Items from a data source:
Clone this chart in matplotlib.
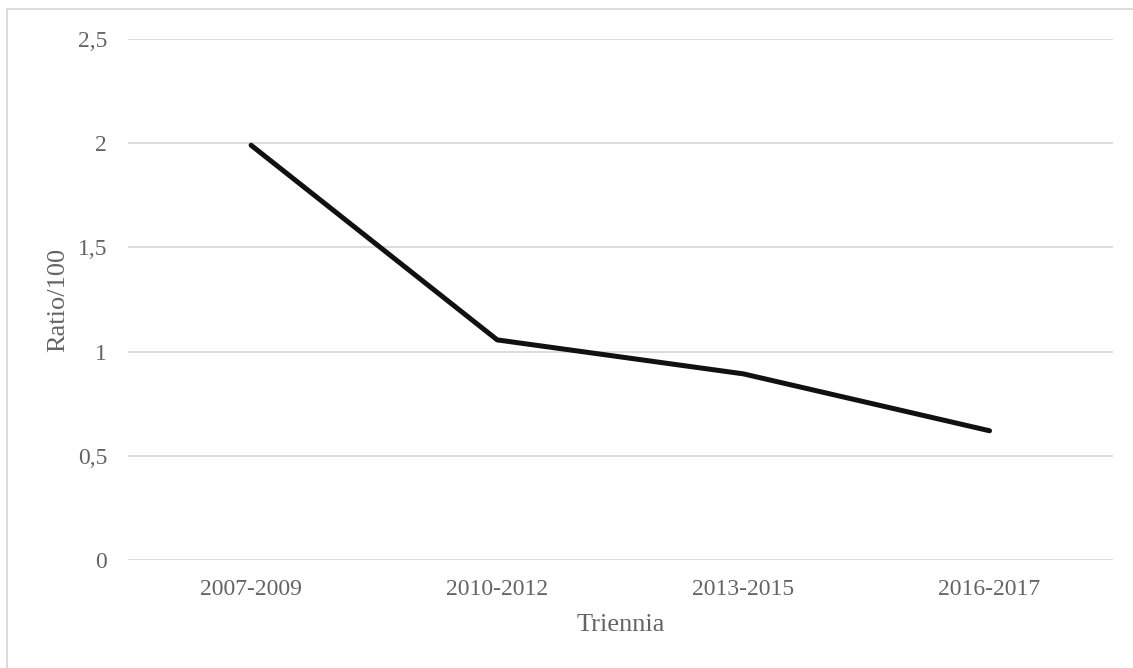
import matplotlib
matplotlib.use('Agg')
import matplotlib.pyplot as plt
from matplotlib.patches import Rectangle
from matplotlib.ticker import FuncFormatter

# dati
triennia = ['2007-2009', '2010-2012', '2013-2015', '2016-2017']
ratio = [1.99, 1.056, 0.893, 0.62]
yticks = [0, 0.5, 1, 1.5, 2, 2.5]

plt.rcParams['font.family'] = ['Liberation Serif', 'DejaVu Serif']
grey = '#646464'

fig = plt.figure(figsize=(11.33, 6.68), dpi=100)
ax = fig.add_axes([0.113, 0.1617, 0.869, 0.78])

x = range(len(triennia))
ax.plot(x, ratio, color='#111111', lw=3.6, solid_capstyle='round', solid_joinstyle='round', zorder=3)

ax.set_xlim(-0.5, len(triennia) - 0.5)
ax.set_ylim(0, 2.5)
ax.set_xticks(list(x))
ax.set_xticklabels(triennia)
ax.set_yticks(yticks)
ax.yaxis.set_major_formatter(FuncFormatter(lambda v, p: ('%g' % v).replace('.', ',')))

ax.grid(axis='y', color='#d9d9d9', lw=1.3)
ax.set_axisbelow(True)
for s in ax.spines.values():
    s.set_visible(False)
ax.tick_params(length=0, labelsize=17, labelcolor=grey)
ax.tick_params(axis='x', pad=14)
ax.tick_params(axis='y', pad=15)

ax.set_xlabel('Triennia', fontsize=19, color=grey, labelpad=10)
ax.set_ylabel('Ratio/100', fontsize=19, color=grey, labelpad=6)

# bordo del grafico (solo sinistra e sopra visibili)
fig.add_artist(Rectangle((7 / 1133, -0.05), 1.1, (659 / 668) + 0.05, transform=fig.transFigure,
                         fill=False, edgecolor='#d9d9d9', lw=1.3))

fig.savefig('out.png', dpi=100)
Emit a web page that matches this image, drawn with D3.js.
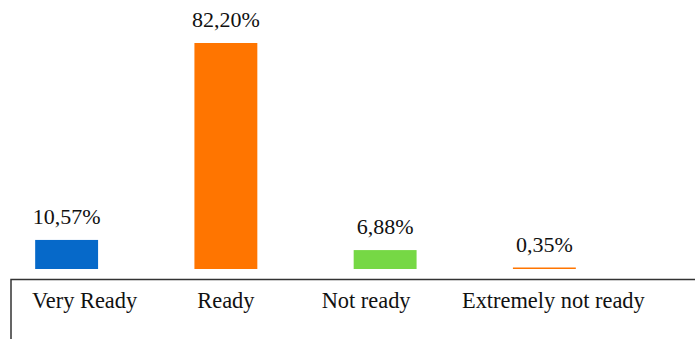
<!DOCTYPE html>
<html>
<head>
<meta charset="utf-8">
<script src="https://cdn.jsdelivr.net/npm/d3@7"></script>
<style>
  html, body { margin: 0; padding: 0; background: #fff; }
  svg { display: block; }
  text { font-family: "Liberation Serif", "Times New Roman", serif; fill: #111; }
</style>
</head>
<body>
<svg id="chart" width="695" height="339"></svg>
<script>
const categories = ["Very Ready", "Ready", "Not ready", "Extremely not ready"];
const values = [10.57, 82.20, 6.88, 0.35];
const valueLabels = ["10,57%", "82,20%", "6,88%", "0,35%"];
const colors = ["#0669c9", "#ff7500", "#76d845", "#ff7500"];

const W = 695, H = 339;
const svg = d3.select("#chart");

const x = d3.scaleBand()
  .domain(categories)
  .range([-13, 624])
  .paddingInner(0.605)
  .paddingOuter(0.3025);

const baseY = 269;
const y = d3.scaleLinear().domain([0, 82.20]).range([baseY, 43]);

const data = categories.map((c, i) => ({ c, v: values[i], label: valueLabels[i], color: colors[i] }));

svg.selectAll("rect.bar")
  .data(data)
  .join("rect")
  .attr("class", "bar")
  .attr("x", d => x(d.c))
  .attr("y", d => Math.min(y(d.v), baseY - 1.5))
  .attr("width", x.bandwidth())
  .attr("height", d => Math.max(baseY - y(d.v), 1.5))
  .attr("fill", d => d.color);

svg.selectAll("text.val")
  .data(data)
  .join("text")
  .attr("class", "val")
  .attr("x", d => x(d.c) + x.bandwidth() / 2)
  .attr("y", d => y(d.v) - 16)
  .attr("text-anchor", "middle")
  .attr("font-size", 22)
  .text(d => d.label);

// axis box
const axisY = 279.5;
svg.append("path")
  .attr("d", `M11,${H} V${axisY} H${W}`)
  .attr("fill", "none")
  .attr("stroke", "#333")
  .attr("stroke-width", 1.5);

// category labels (table cell placement, offset from bar centers)
const labelShift = [18, 0, -19, 9];
svg.selectAll("text.cat")
  .data(data)
  .join("text")
  .attr("class", "cat")
  .attr("x", (d, i) => x(d.c) + x.bandwidth() / 2 + labelShift[i])
  .attr("y", 308)
  .attr("text-anchor", "middle")
  .attr("font-size", 22.4)
  .text(d => d.c);
</script>
</body>
</html>
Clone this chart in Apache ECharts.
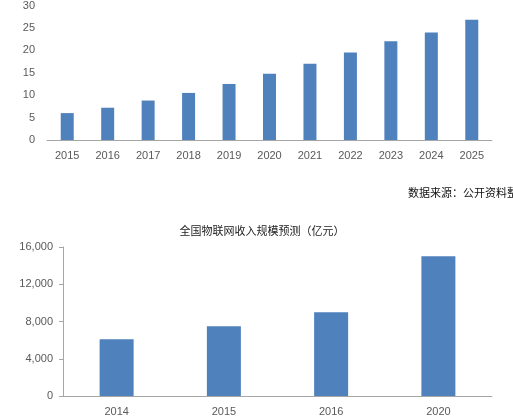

**REQUIRED WORK**
Return each line of the data, keeping its wording exact and omitting pictures.

**OUTPUT OF THE TASK**
Clone this chart in matplotlib.
import matplotlib
matplotlib.use('Agg')
import matplotlib.pyplot as plt
from matplotlib.patches import Rectangle
from matplotlib.ticker import FuncFormatter

# dati
triennia = ['2007-2009', '2010-2012', '2013-2015', '2016-2017']
ratio = [1.99, 1.056, 0.893, 0.62]
yticks = [0, 0.5, 1, 1.5, 2, 2.5]

plt.rcParams['font.family'] = ['Liberation Serif', 'DejaVu Serif']
grey = '#646464'

fig = plt.figure(figsize=(11.33, 6.68), dpi=100)
ax = fig.add_axes([0.113, 0.1617, 0.869, 0.78])

x = range(len(triennia))
ax.plot(x, ratio, color='#111111', lw=3.6, solid_capstyle='round', solid_joinstyle='round', zorder=3)

ax.set_xlim(-0.5, len(triennia) - 0.5)
ax.set_ylim(0, 2.5)
ax.set_xticks(list(x))
ax.set_xticklabels(triennia)
ax.set_yticks(yticks)
ax.yaxis.set_major_formatter(FuncFormatter(lambda v, p: ('%g' % v).replace('.', ',')))

ax.grid(axis='y', color='#d9d9d9', lw=1.3)
ax.set_axisbelow(True)
for s in ax.spines.values():
    s.set_visible(False)
ax.tick_params(length=0, labelsize=17, labelcolor=grey)
ax.tick_params(axis='x', pad=14)
ax.tick_params(axis='y', pad=15)

ax.set_xlabel('Triennia', fontsize=19, color=grey, labelpad=10)
ax.set_ylabel('Ratio/100', fontsize=19, color=grey, labelpad=6)

# bordo del grafico (solo sinistra e sopra visibili)
fig.add_artist(Rectangle((7 / 1133, -0.05), 1.1, (659 / 668) + 0.05, transform=fig.transFigure,
                         fill=False, edgecolor='#d9d9d9', lw=1.3))

fig.savefig('out.png', dpi=100)
Emit a web page that matches this image, drawn with D3.js.
<!DOCTYPE html>
<html>
<head>
<meta charset="utf-8">
<script src="https://cdn.jsdelivr.net/npm/d3@7"></script>
<style>
  html, body { margin: 0; padding: 0; background: #fff; }
  svg { display: block; }
  text { font-family: "Liberation Serif", "Times New Roman", serif; fill: #111; }
</style>
</head>
<body>
<svg id="chart" width="695" height="339"></svg>
<script>
const categories = ["Very Ready", "Ready", "Not ready", "Extremely not ready"];
const values = [10.57, 82.20, 6.88, 0.35];
const valueLabels = ["10,57%", "82,20%", "6,88%", "0,35%"];
const colors = ["#0669c9", "#ff7500", "#76d845", "#ff7500"];

const W = 695, H = 339;
const svg = d3.select("#chart");

const x = d3.scaleBand()
  .domain(categories)
  .range([-13, 624])
  .paddingInner(0.605)
  .paddingOuter(0.3025);

const baseY = 269;
const y = d3.scaleLinear().domain([0, 82.20]).range([baseY, 43]);

const data = categories.map((c, i) => ({ c, v: values[i], label: valueLabels[i], color: colors[i] }));

svg.selectAll("rect.bar")
  .data(data)
  .join("rect")
  .attr("class", "bar")
  .attr("x", d => x(d.c))
  .attr("y", d => Math.min(y(d.v), baseY - 1.5))
  .attr("width", x.bandwidth())
  .attr("height", d => Math.max(baseY - y(d.v), 1.5))
  .attr("fill", d => d.color);

svg.selectAll("text.val")
  .data(data)
  .join("text")
  .attr("class", "val")
  .attr("x", d => x(d.c) + x.bandwidth() / 2)
  .attr("y", d => y(d.v) - 16)
  .attr("text-anchor", "middle")
  .attr("font-size", 22)
  .text(d => d.label);

// axis box
const axisY = 279.5;
svg.append("path")
  .attr("d", `M11,${H} V${axisY} H${W}`)
  .attr("fill", "none")
  .attr("stroke", "#333")
  .attr("stroke-width", 1.5);

// category labels (table cell placement, offset from bar centers)
const labelShift = [18, 0, -19, 9];
svg.selectAll("text.cat")
  .data(data)
  .join("text")
  .attr("class", "cat")
  .attr("x", (d, i) => x(d.c) + x.bandwidth() / 2 + labelShift[i])
  .attr("y", 308)
  .attr("text-anchor", "middle")
  .attr("font-size", 22.4)
  .text(d => d.c);
</script>
</body>
</html>
Clone this chart in Apache ECharts.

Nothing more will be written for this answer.